Give back the full listing, character for character, with no pictures.
>> start
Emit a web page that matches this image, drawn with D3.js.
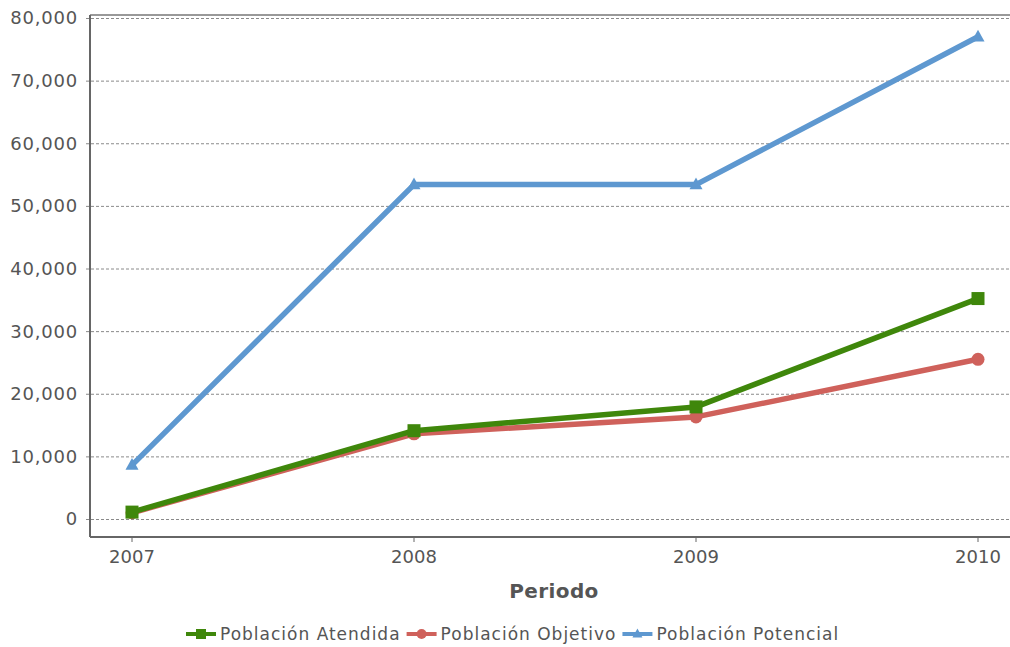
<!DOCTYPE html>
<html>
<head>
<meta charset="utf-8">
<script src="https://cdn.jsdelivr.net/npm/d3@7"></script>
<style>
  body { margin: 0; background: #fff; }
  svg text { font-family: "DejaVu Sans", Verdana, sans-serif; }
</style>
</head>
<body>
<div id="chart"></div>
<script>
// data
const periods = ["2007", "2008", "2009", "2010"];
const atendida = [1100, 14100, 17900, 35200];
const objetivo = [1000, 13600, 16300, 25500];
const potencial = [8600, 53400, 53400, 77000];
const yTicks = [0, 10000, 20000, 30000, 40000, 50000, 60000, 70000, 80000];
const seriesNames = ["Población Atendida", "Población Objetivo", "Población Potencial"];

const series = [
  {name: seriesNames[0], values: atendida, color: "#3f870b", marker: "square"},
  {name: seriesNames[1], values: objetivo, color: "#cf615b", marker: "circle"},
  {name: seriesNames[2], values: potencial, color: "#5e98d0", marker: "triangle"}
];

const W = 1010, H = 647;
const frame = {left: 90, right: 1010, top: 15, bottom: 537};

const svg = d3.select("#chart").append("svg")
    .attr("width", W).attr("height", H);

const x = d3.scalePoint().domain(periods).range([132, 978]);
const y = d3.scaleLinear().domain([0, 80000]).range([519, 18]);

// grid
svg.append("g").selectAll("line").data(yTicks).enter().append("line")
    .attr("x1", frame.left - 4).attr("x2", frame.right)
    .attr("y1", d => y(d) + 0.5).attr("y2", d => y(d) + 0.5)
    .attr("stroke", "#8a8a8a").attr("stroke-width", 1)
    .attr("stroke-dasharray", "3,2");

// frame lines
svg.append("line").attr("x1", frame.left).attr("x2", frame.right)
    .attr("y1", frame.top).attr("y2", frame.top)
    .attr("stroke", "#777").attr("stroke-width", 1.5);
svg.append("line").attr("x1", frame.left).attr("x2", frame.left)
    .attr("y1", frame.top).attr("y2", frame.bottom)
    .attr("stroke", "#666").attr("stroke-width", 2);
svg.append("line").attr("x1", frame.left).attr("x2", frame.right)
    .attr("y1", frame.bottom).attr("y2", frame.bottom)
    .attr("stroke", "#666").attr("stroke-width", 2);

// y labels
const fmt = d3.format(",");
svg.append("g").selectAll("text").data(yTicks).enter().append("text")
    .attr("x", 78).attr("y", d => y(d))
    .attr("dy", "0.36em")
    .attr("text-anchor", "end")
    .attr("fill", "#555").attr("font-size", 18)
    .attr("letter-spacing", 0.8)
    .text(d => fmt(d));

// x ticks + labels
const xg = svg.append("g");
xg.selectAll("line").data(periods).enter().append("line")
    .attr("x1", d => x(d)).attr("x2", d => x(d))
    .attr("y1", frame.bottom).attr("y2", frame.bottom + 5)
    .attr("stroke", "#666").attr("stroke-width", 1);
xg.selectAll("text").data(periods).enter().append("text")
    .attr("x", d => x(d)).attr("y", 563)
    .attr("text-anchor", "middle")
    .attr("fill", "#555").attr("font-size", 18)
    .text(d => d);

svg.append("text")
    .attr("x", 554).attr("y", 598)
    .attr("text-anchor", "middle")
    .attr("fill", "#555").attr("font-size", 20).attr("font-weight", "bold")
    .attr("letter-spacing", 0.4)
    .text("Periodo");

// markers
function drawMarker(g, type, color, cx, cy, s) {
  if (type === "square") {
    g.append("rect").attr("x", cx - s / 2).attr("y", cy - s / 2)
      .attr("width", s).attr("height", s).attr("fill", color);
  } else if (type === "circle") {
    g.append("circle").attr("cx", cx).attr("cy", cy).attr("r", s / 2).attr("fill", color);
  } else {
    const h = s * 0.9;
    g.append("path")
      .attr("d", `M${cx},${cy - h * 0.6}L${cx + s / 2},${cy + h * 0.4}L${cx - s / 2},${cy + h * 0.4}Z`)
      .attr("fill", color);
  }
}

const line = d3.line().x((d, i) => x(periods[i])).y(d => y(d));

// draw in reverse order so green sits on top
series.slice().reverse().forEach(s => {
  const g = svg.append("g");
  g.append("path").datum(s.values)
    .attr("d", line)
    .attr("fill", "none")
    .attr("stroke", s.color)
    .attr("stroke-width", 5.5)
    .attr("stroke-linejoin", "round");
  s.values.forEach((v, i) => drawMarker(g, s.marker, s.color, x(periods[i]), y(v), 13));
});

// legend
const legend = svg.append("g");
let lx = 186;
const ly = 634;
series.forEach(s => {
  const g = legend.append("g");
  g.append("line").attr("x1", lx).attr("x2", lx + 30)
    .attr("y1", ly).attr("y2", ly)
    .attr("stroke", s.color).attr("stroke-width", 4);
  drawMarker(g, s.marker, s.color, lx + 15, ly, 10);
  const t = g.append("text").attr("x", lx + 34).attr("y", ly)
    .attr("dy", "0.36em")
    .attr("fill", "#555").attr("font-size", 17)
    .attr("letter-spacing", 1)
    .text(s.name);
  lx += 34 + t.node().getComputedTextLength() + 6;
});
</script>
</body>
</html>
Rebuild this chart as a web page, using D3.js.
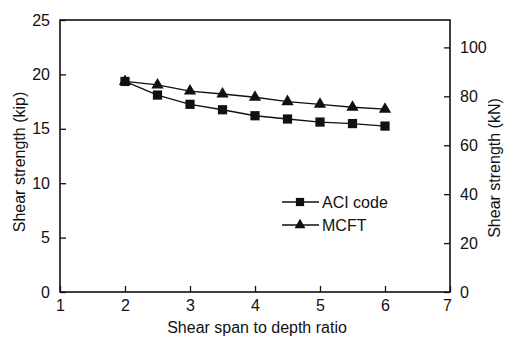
>> end
EXERCISE ANSWER
Emit a web page that matches this image, drawn with D3.js.
<!DOCTYPE html>
<html>
<head>
<meta charset="utf-8">
<script src="https://cdn.jsdelivr.net/npm/d3@7"></script>
<style>
  body { margin: 0; background: #fff; }
  svg text { font-family: "DejaVu Sans", Verdana, sans-serif; }
</style>
</head>
<body>
<div id="chart"></div>
<script>
// data
const periods = ["2007", "2008", "2009", "2010"];
const atendida = [1100, 14100, 17900, 35200];
const objetivo = [1000, 13600, 16300, 25500];
const potencial = [8600, 53400, 53400, 77000];
const yTicks = [0, 10000, 20000, 30000, 40000, 50000, 60000, 70000, 80000];
const seriesNames = ["Población Atendida", "Población Objetivo", "Población Potencial"];

const series = [
  {name: seriesNames[0], values: atendida, color: "#3f870b", marker: "square"},
  {name: seriesNames[1], values: objetivo, color: "#cf615b", marker: "circle"},
  {name: seriesNames[2], values: potencial, color: "#5e98d0", marker: "triangle"}
];

const W = 1010, H = 647;
const frame = {left: 90, right: 1010, top: 15, bottom: 537};

const svg = d3.select("#chart").append("svg")
    .attr("width", W).attr("height", H);

const x = d3.scalePoint().domain(periods).range([132, 978]);
const y = d3.scaleLinear().domain([0, 80000]).range([519, 18]);

// grid
svg.append("g").selectAll("line").data(yTicks).enter().append("line")
    .attr("x1", frame.left - 4).attr("x2", frame.right)
    .attr("y1", d => y(d) + 0.5).attr("y2", d => y(d) + 0.5)
    .attr("stroke", "#8a8a8a").attr("stroke-width", 1)
    .attr("stroke-dasharray", "3,2");

// frame lines
svg.append("line").attr("x1", frame.left).attr("x2", frame.right)
    .attr("y1", frame.top).attr("y2", frame.top)
    .attr("stroke", "#777").attr("stroke-width", 1.5);
svg.append("line").attr("x1", frame.left).attr("x2", frame.left)
    .attr("y1", frame.top).attr("y2", frame.bottom)
    .attr("stroke", "#666").attr("stroke-width", 2);
svg.append("line").attr("x1", frame.left).attr("x2", frame.right)
    .attr("y1", frame.bottom).attr("y2", frame.bottom)
    .attr("stroke", "#666").attr("stroke-width", 2);

// y labels
const fmt = d3.format(",");
svg.append("g").selectAll("text").data(yTicks).enter().append("text")
    .attr("x", 78).attr("y", d => y(d))
    .attr("dy", "0.36em")
    .attr("text-anchor", "end")
    .attr("fill", "#555").attr("font-size", 18)
    .attr("letter-spacing", 0.8)
    .text(d => fmt(d));

// x ticks + labels
const xg = svg.append("g");
xg.selectAll("line").data(periods).enter().append("line")
    .attr("x1", d => x(d)).attr("x2", d => x(d))
    .attr("y1", frame.bottom).attr("y2", frame.bottom + 5)
    .attr("stroke", "#666").attr("stroke-width", 1);
xg.selectAll("text").data(periods).enter().append("text")
    .attr("x", d => x(d)).attr("y", 563)
    .attr("text-anchor", "middle")
    .attr("fill", "#555").attr("font-size", 18)
    .text(d => d);

svg.append("text")
    .attr("x", 554).attr("y", 598)
    .attr("text-anchor", "middle")
    .attr("fill", "#555").attr("font-size", 20).attr("font-weight", "bold")
    .attr("letter-spacing", 0.4)
    .text("Periodo");

// markers
function drawMarker(g, type, color, cx, cy, s) {
  if (type === "square") {
    g.append("rect").attr("x", cx - s / 2).attr("y", cy - s / 2)
      .attr("width", s).attr("height", s).attr("fill", color);
  } else if (type === "circle") {
    g.append("circle").attr("cx", cx).attr("cy", cy).attr("r", s / 2).attr("fill", color);
  } else {
    const h = s * 0.9;
    g.append("path")
      .attr("d", `M${cx},${cy - h * 0.6}L${cx + s / 2},${cy + h * 0.4}L${cx - s / 2},${cy + h * 0.4}Z`)
      .attr("fill", color);
  }
}

const line = d3.line().x((d, i) => x(periods[i])).y(d => y(d));

// draw in reverse order so green sits on top
series.slice().reverse().forEach(s => {
  const g = svg.append("g");
  g.append("path").datum(s.values)
    .attr("d", line)
    .attr("fill", "none")
    .attr("stroke", s.color)
    .attr("stroke-width", 5.5)
    .attr("stroke-linejoin", "round");
  s.values.forEach((v, i) => drawMarker(g, s.marker, s.color, x(periods[i]), y(v), 13));
});

// legend
const legend = svg.append("g");
let lx = 186;
const ly = 634;
series.forEach(s => {
  const g = legend.append("g");
  g.append("line").attr("x1", lx).attr("x2", lx + 30)
    .attr("y1", ly).attr("y2", ly)
    .attr("stroke", s.color).attr("stroke-width", 4);
  drawMarker(g, s.marker, s.color, lx + 15, ly, 10);
  const t = g.append("text").attr("x", lx + 34).attr("y", ly)
    .attr("dy", "0.36em")
    .attr("fill", "#555").attr("font-size", 17)
    .attr("letter-spacing", 1)
    .text(s.name);
  lx += 34 + t.node().getComputedTextLength() + 6;
});
</script>
</body>
</html>
Rebuild this chart as a web page, using D3.js.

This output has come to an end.